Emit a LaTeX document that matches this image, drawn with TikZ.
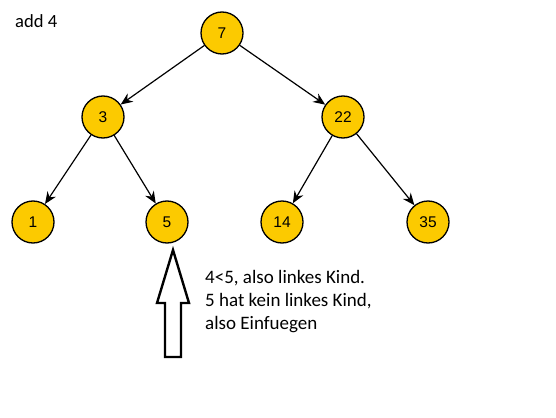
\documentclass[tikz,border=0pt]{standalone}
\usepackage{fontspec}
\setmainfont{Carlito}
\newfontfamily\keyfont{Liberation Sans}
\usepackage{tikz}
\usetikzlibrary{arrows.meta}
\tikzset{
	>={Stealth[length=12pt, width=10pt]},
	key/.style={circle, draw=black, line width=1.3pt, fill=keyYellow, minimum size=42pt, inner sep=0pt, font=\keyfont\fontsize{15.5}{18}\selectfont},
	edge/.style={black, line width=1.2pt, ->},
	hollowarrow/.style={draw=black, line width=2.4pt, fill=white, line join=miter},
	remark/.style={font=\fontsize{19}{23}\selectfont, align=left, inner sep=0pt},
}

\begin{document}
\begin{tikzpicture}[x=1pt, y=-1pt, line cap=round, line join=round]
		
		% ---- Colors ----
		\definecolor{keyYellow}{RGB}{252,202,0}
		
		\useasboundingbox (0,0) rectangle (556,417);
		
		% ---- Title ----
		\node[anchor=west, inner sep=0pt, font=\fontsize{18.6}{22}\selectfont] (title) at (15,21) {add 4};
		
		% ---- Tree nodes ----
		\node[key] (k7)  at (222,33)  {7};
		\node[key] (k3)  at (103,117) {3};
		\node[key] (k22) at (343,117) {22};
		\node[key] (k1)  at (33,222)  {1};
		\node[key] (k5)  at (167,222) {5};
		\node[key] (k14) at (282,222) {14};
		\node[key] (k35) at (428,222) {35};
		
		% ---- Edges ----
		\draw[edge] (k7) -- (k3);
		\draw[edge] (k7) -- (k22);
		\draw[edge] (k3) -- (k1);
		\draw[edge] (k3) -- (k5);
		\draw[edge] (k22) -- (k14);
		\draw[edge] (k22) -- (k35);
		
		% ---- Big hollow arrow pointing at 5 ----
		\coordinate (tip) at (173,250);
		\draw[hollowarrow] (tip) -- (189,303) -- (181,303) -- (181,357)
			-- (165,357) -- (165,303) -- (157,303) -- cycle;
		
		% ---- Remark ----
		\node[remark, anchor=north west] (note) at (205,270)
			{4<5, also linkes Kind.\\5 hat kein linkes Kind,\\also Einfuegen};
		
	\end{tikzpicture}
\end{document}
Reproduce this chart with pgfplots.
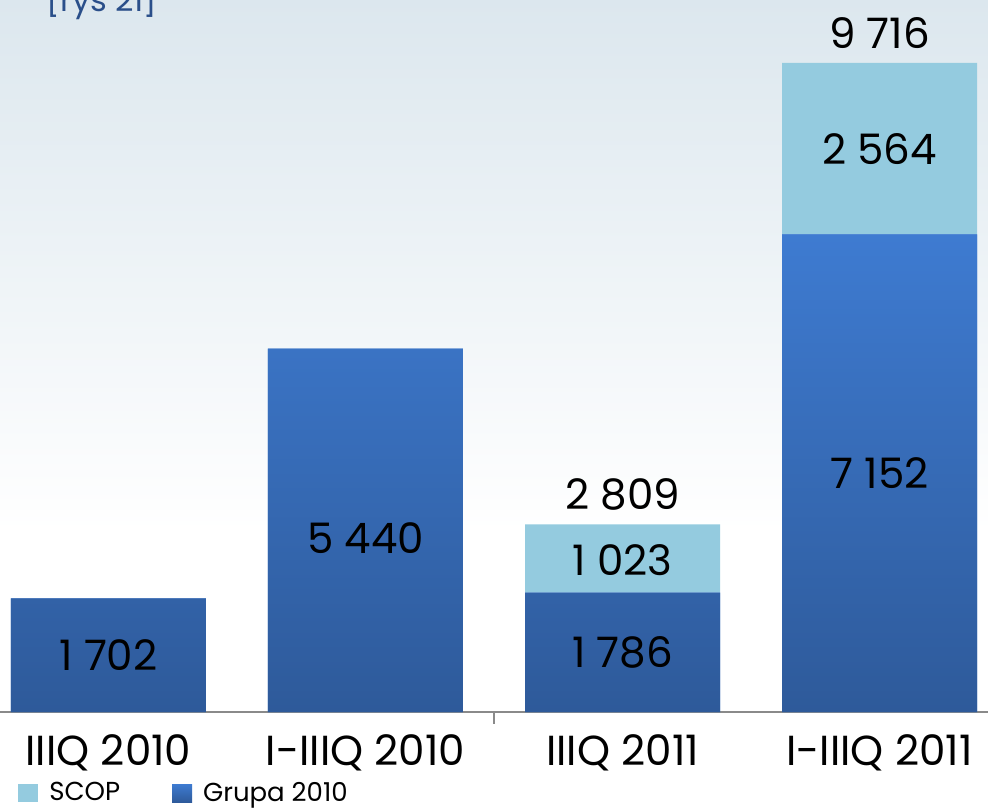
◇ ◇ ◇
• **BRIEF**:
Print each entry shown above with exact wording and no pictures.

• **ANSWER BELOW**:
Emit a LaTeX document that matches this image, drawn with TikZ.
\documentclass[tikz,border=0pt]{standalone}
\usepackage{fontspec}
\setmainfont{Carlito}
\newfontfamily\keyfont{Liberation Sans}
\usepackage{tikz}
\usetikzlibrary{arrows.meta}
\tikzset{
	>={Stealth[length=12pt, width=10pt]},
	key/.style={circle, draw=black, line width=1.3pt, fill=keyYellow, minimum size=42pt, inner sep=0pt, font=\keyfont\fontsize{15.5}{18}\selectfont},
	edge/.style={black, line width=1.2pt, ->},
	hollowarrow/.style={draw=black, line width=2.4pt, fill=white, line join=miter},
	remark/.style={font=\fontsize{19}{23}\selectfont, align=left, inner sep=0pt},
}

\begin{document}
\begin{tikzpicture}[x=1pt, y=-1pt, line cap=round, line join=round]
		
		% ---- Colors ----
		\definecolor{keyYellow}{RGB}{252,202,0}
		
		\useasboundingbox (0,0) rectangle (556,417);
		
		% ---- Title ----
		\node[anchor=west, inner sep=0pt, font=\fontsize{18.6}{22}\selectfont] (title) at (15,21) {add 4};
		
		% ---- Tree nodes ----
		\node[key] (k7)  at (222,33)  {7};
		\node[key] (k3)  at (103,117) {3};
		\node[key] (k22) at (343,117) {22};
		\node[key] (k1)  at (33,222)  {1};
		\node[key] (k5)  at (167,222) {5};
		\node[key] (k14) at (282,222) {14};
		\node[key] (k35) at (428,222) {35};
		
		% ---- Edges ----
		\draw[edge] (k7) -- (k3);
		\draw[edge] (k7) -- (k22);
		\draw[edge] (k3) -- (k1);
		\draw[edge] (k3) -- (k5);
		\draw[edge] (k22) -- (k14);
		\draw[edge] (k22) -- (k35);
		
		% ---- Big hollow arrow pointing at 5 ----
		\coordinate (tip) at (173,250);
		\draw[hollowarrow] (tip) -- (189,303) -- (181,303) -- (181,357)
			-- (165,357) -- (165,303) -- (157,303) -- cycle;
		
		% ---- Remark ----
		\node[remark, anchor=north west] (note) at (205,270)
			{4<5, also linkes Kind.\\5 hat kein linkes Kind,\\also Einfuegen};
		
	\end{tikzpicture}
\end{document}
Reproduce this chart with pgfplots.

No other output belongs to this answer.